アルコール依存症とは
アルコール依存症は長期間に渡って過量のアルコールを摂取することによって中毒性が生じ、何よりもアルコールを優先せざるを得なくなってしまう疾患です。
アルコール依存症になると、家庭や仕事、人間関係でトラブルが多くなり、社会生活を営む上で、大きな損失を招くようになります。
長期に大量のアルコールを摂取し続けると、脳が萎縮したり、肝臓の機能が障害されたりと、様々な障害が出現します。
脳が器質的・機能的に障害されると、抑うつ気分の出現、認知機能の低下もみられるようになり、飲酒量が自力で制御できない程、猛烈な飲酒要求が生じます。
この状態で飲酒を止めると、イライラや頭痛、動悸、発汗、手の震え、不眠などの症状に悩まされるため、身体的にも精神的にもアルコールに依存せざるを得ない状態となり、飲酒を繰り返してしまうのです。
下記のチェックリストに1つ以上当てはまる方、症状がすぐれない方はお気軽にご相談ください。
アルコール依存症の原因とは
アルコール依存症の原因は複合的であり、遺伝的要因、環境要因、および心理的要因などが関与しています。
例えば、家庭内で家族が習慣的に飲酒していたり、大量飲酒を容認していたりする場合や、妊娠中の母親が頻繁に飲酒をしていた場合、その子供たちも比較的若いうちから飲酒を開始する傾向にあり、アルコール依存症になるおそれが強くなります。
うつ状態の時や不安が強い状態にも、心理的要因としてアルコールに依存しやすくなります。 また、同じ飲酒量であっても女性の方がアルコール依存症になりやすいといわれています。
その理由としては体質的な要因が関与しており、アルコールを代謝する酵素の活性が男性に比べて弱く、女性ホルモンがアルコールの代謝を抑制する傾向にあるということがあげられています。
アルコール依存症の症状とは
主な身体症状としては、
- 戦慄
- 震え
- 発汗
- 吐き気
- 食欲不振
- 頭痛
- 動悸
などがあります。
また、精神的な症状としては、
- 強い飲酒要求
- 何よりもアルコールを優先する
- 飲酒が原因で社会的・職業的に支障がでる
などがあります。
アルコール依存症では通常の酔い方とは異なる、病的な酩酊状態となることが多く、日頃とは人格が変わったように暴れまわったり、暴言をしたりします。
時には幻覚や妄想が出現して異常な行動をすることもありますが、酔いから醒めた後に自身の飲酒時の行動を思い出せないブラックアウトが生じることもあります。
アルコール依存症の状態で連続飲酒を中断したときに、不眠、振戦、恐怖、けいれん、意識混濁、錯乱、幻覚、錯覚、抑うつ感、妄想、激越、不眠、などの離脱症状が出現します。
離脱症状はご本人にとってとても辛い症状なので、激しい興奮状態となる場合もあります。
アルコール依存症の治療方法
アルコール依存症の治療には幅広いアプローチがあり、患者様ご本人はもとより、ご家族や周囲の方の協力が必要となってきます。

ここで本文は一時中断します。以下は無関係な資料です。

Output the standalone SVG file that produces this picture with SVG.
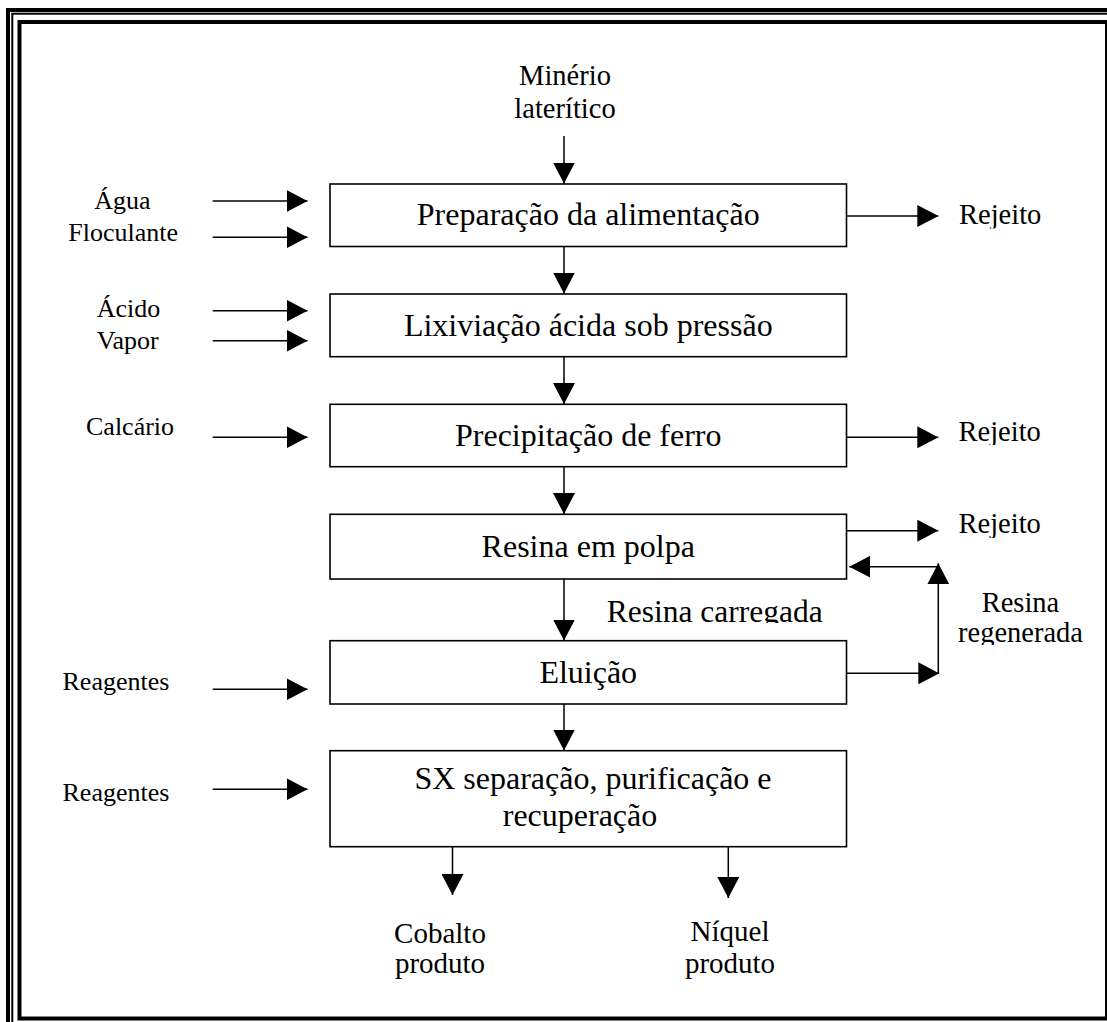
<svg xmlns="http://www.w3.org/2000/svg" width="1107" height="1022" viewBox="0 0 1107 1022">
<style>
  text { font-family: "Liberation Serif", "Times New Roman", serif; fill: #000; }
  .box { fill: #fff; stroke: #000; stroke-width: 1.6; }
  .bt { font-size: 32px; text-anchor: middle; }
  .lt { font-size: 26px; }
  .rt { font-size: 28.5px; }
  .bl { font-size: 29px; text-anchor: middle; }
  .conn line { stroke: #000; stroke-width: 1.5; fill: none; }
  .frame { fill: none; stroke: #000; }
</style>
<defs>
  <marker id="ah" viewBox="0 0 21 22" markerWidth="21" markerHeight="22" refX="21" refY="11" orient="auto" markerUnits="userSpaceOnUse">
    <path d="M0,0 L21,11 L0,22 Z" fill="#000"/>
  </marker>
  <clipPath id="clipRej1"><rect x="940" y="190" width="120" height="38.5"/></clipPath>
  <clipPath id="clipRej2"><rect x="940" y="405" width="120" height="40"/></clipPath>
  <clipPath id="clipRej3"><rect x="940" y="498" width="120" height="40"/></clipPath>
  <clipPath id="clipCarr"><rect x="590" y="590" width="250" height="33"/></clipPath>
  <clipPath id="clipRegen"><rect x="940" y="580" width="160" height="65"/></clipPath>
  <clipPath id="clipNiq"><rect x="670" y="910" width="98.5" height="40"/></clipPath>
</defs>
<rect width="1107" height="1022" fill="#fff"/>
<g id="frame">
  <rect class="frame" x="8" y="10" width="1130" height="1040" stroke-width="4"/>
  <rect class="frame" x="12.3" y="13.7" width="1120" height="1030" stroke-width="2"/>
  <rect class="frame" x="19.5" y="22" width="1087.5" height="996.5" stroke-width="4"/>
</g>

<g id="input-minerio">
  <text class="rt" x="565" y="85" text-anchor="middle">Minério</text>
  <text class="rt" x="565" y="118.3" text-anchor="middle">laterítico</text>
</g>

<g id="node-preparacao">
  <rect class="box" x="330" y="184" width="516.5" height="62.5"/>
  <text class="bt" x="588.25" y="225">Preparação da alimentação</text>
</g>
<g id="node-lixiviacao">
  <rect class="box" x="330" y="294" width="516.5" height="62.7"/>
  <text class="bt" x="588.25" y="335.5">Lixiviação ácida sob pressão</text>
</g>
<g id="node-precipitacao">
  <rect class="box" x="330" y="404.3" width="516.5" height="62.4"/>
  <text class="bt" x="588.25" y="445.5">Precipitação de ferro</text>
</g>
<g id="node-resina">
  <rect class="box" x="330" y="514.3" width="516.5" height="64.7"/>
  <text class="bt" x="588.25" y="556.7">Resina em polpa</text>
</g>
<g id="node-eluicao">
  <rect class="box" x="330" y="640.7" width="516.5" height="63.3"/>
  <text class="bt" x="588.25" y="682.7">Eluição</text>
</g>
<g id="node-sx">
  <rect class="box" x="330" y="750.7" width="516.5" height="96"/>
  <text class="bt" x="593" y="789">SX separação, purificação e</text>
  <text class="bt" x="580" y="826">recuperação</text>
</g>

<g id="inputs-left">
  <text class="lt" x="94.3" y="209.3">Água</text>
  <text class="lt" x="68.3" y="240.7">Floculante</text>
  <text class="lt" x="96.7" y="316.7">Ácido</text>
  <text class="lt" x="96.7" y="349">Vapor</text>
  <text class="lt" x="86" y="435">Calcário</text>
  <text class="lt" x="62.5" y="689.5">Reagentes</text>
  <text class="lt" x="62.5" y="800.7">Reagentes</text>
</g>

<g id="outputs-right">
  <text class="rt" x="959" y="224" clip-path="url(#clipRej1)">Rejeito</text>
  <text class="rt" x="958.5" y="440.7" clip-path="url(#clipRej2)">Rejeito</text>
  <text class="rt" x="958.5" y="533.3" clip-path="url(#clipRej3)">Rejeito</text>
  <g clip-path="url(#clipRegen)">
    <text class="rt" x="1020.5" y="611.7" text-anchor="middle">Resina</text>
    <text class="rt" x="1020.5" y="641.7" text-anchor="middle">regenerada</text>
  </g>
  <text x="606.7" y="621.5" font-size="31.5" clip-path="url(#clipCarr)">Resina carregada</text>
</g>

<g id="products">
  <text class="bl" x="440" y="942.7">Cobalto</text>
  <text class="bl" x="440" y="973">produto</text>
  <text class="bl" x="730" y="941" clip-path="url(#clipNiq)">Níquel</text>
  <text class="bl" x="730" y="973.3">produto</text>
</g>

<g id="connectors" class="conn">
  <line x1="564" y1="136" x2="564" y2="183.5" marker-end="url(#ah)"/>
  <line x1="564" y1="246.5" x2="564" y2="293.5" marker-end="url(#ah)"/>
  <line x1="564" y1="356.7" x2="564" y2="404" marker-end="url(#ah)"/>
  <line x1="564" y1="466.7" x2="564" y2="514" marker-end="url(#ah)"/>
  <line x1="564" y1="579" x2="564" y2="640.5" marker-end="url(#ah)"/>
  <line x1="564" y1="704" x2="564" y2="750.5" marker-end="url(#ah)"/>
  <line x1="452.5" y1="846.7" x2="452.5" y2="895" marker-end="url(#ah)"/>
  <line x1="728.3" y1="846.7" x2="728.3" y2="898" marker-end="url(#ah)"/>

  <line x1="212.7" y1="201" x2="307.5" y2="201" marker-end="url(#ah)"/>
  <line x1="212.7" y1="237.3" x2="307.5" y2="237.3" marker-end="url(#ah)"/>
  <line x1="212.7" y1="310.7" x2="307.5" y2="310.7" marker-end="url(#ah)"/>
  <line x1="212.7" y1="340.7" x2="307.5" y2="340.7" marker-end="url(#ah)"/>
  <line x1="212.7" y1="437.3" x2="307.5" y2="437.3" marker-end="url(#ah)"/>
  <line x1="212.7" y1="689.3" x2="307.5" y2="689.3" marker-end="url(#ah)"/>
  <line x1="212.7" y1="789.3" x2="307.5" y2="789.3" marker-end="url(#ah)"/>

  <line x1="846.5" y1="216" x2="938.3" y2="216" marker-end="url(#ah)"/>
  <line x1="846.5" y1="437.3" x2="938.3" y2="437.3" marker-end="url(#ah)"/>
  <line x1="846.5" y1="530.7" x2="938.3" y2="530.7" marker-end="url(#ah)"/>

  <line x1="846.5" y1="673.3" x2="939.3" y2="673.3" marker-end="url(#ah)"/>
  <line x1="938.3" y1="673.3" x2="938.3" y2="563.3" marker-end="url(#ah)"/>
  <line x1="938.3" y1="566.7" x2="849.3" y2="566.7" marker-end="url(#ah)"/>
</g>
</svg>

その際には、カウンセリングや認知行動療法、自助グループへの参加などが効果的です。
身体的な依存に対しては、断酒や離脱症状の管理が必要となり、場合によっては入院治療を要することもあります。
必要に応じて抗酒薬やオピオイド受容体拮抗薬、断酒補助薬、向精神薬などの薬物療法が使用される場合があります。治療方針は個々人によって異なりますので、専門医の指導のもとで行われることが重要です。